Why Greenland Matters: The Arctic Power Shift Reshaping Global Politics

Summary: Greenland has become one of the world’s most strategically important territories because of geography, Arctic shipping routes, missile warning infrastructure, and competition for critical minerals. This is not a personality story. It is the long-term reality of power politics returning to the High North.

Greenland’s geography makes it a global strategic hinge

Greenland sits between North America and Europe, close to the shortest routes across the Arctic for aircraft, satellites, and long-range missile trajectories.

In geopolitical terms, it functions as a bridge and a buffer, and those roles grow more valuable as the Arctic becomes more accessible.

The Arctic is opening and trade routes are shifting

As sea ice retreats, Arctic sea lanes are becoming more usable for longer periods each year. That changes the economics of moving goods between Asia, Europe, and North America.

Shorter routes mean time savings, cost savings, and leverage. Control of access points and infrastructure becomes a strategic advantage.

Missile warning and space surveillance make Greenland indispensable

Greenland hosts critical Western defence infrastructure, including Pituffik Space Base (formerly Thule Air Base), which supports missile warning and space surveillance missions.

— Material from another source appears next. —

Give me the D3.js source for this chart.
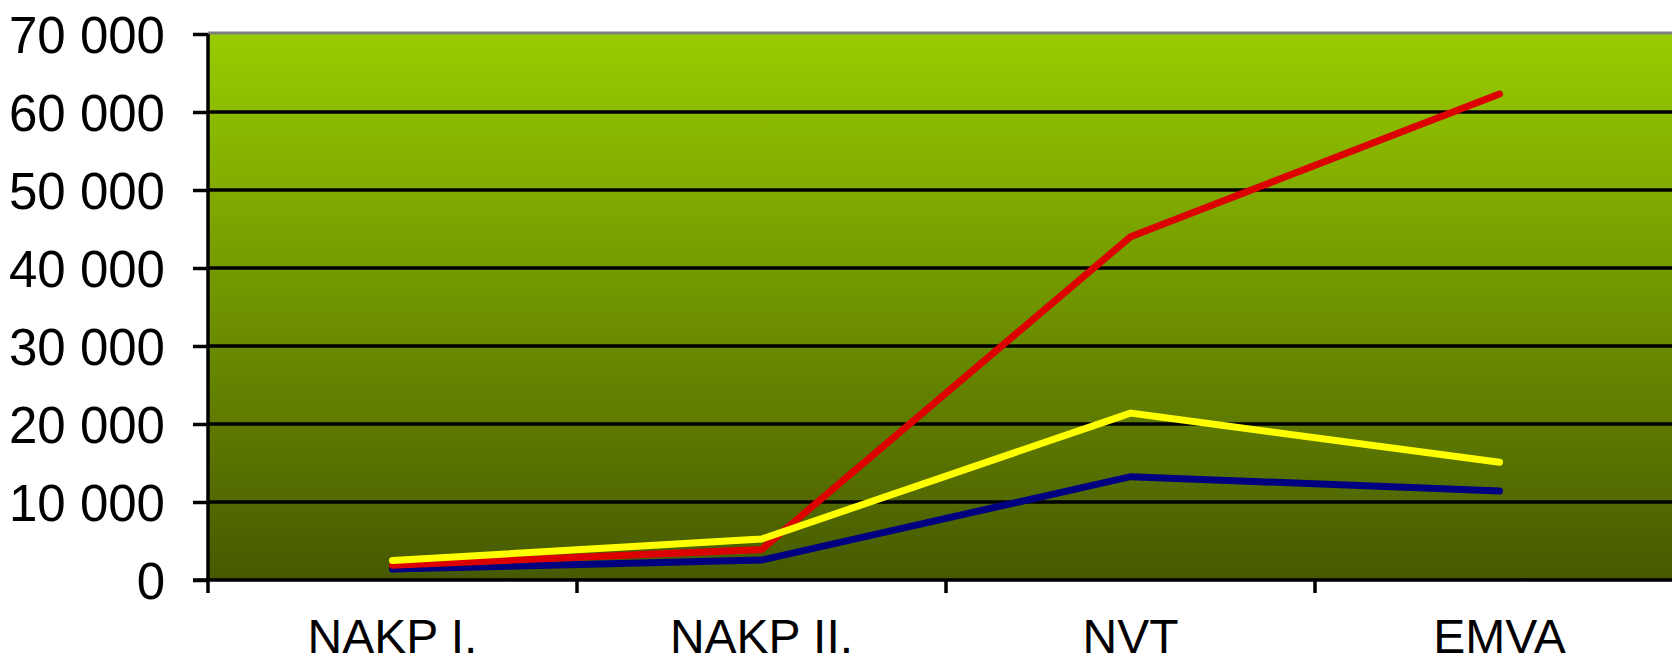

This provides early detection and tracking capability for threats approaching over the pole, strengthening North Atlantic security in real terms.

“Pituffik Space Base supports Missile Warning, Missile Defense and Space Surveillance missions.”

Russia treats the Arctic as a core military theatre

Russia has expanded its Arctic posture, reopening and modernising bases and investing heavily in capabilities suited to polar operations.

The logic is straightforward: the Arctic is a direct approach route, and the infrastructure built there becomes long-term leverage.

China’s Arctic ambitions are built on infrastructure and influence

China promotes a long-term Arctic strategy tied to research, shipping, and infrastructure participation, including what it has described as a “Polar Silk Road”.

In practice, influence often grows through ports, airports, communications, and investment. Strategic exposure can begin as commercial activity.

China has described plans for a “Polar Silk Road” linked to developing Arctic shipping routes.

Critical minerals and supply chains raise the stakes

Greenland holds deposits of rare earth minerals and other resources used in defence manufacturing, advanced electronics, and modern industry.

With global supply chains increasingly politicised, Western governments are seeking resilience and diversification away from single points of dependency.

What this means for the UK and NATO

For Britain, Greenland’s rising importance reinforces the case for hard-nosed realism: credible NATO deterrence, secure North Atlantic sea lanes, and resilient supply chains.

Brexit has also clarified the UK’s interest in direct strategic relationships and practical defence priorities rather than relying on Brussels consensus politics.

In the High North, values statements are not a substitute for capability. Geography shapes outcomes, and the Arctic is now central to that equation.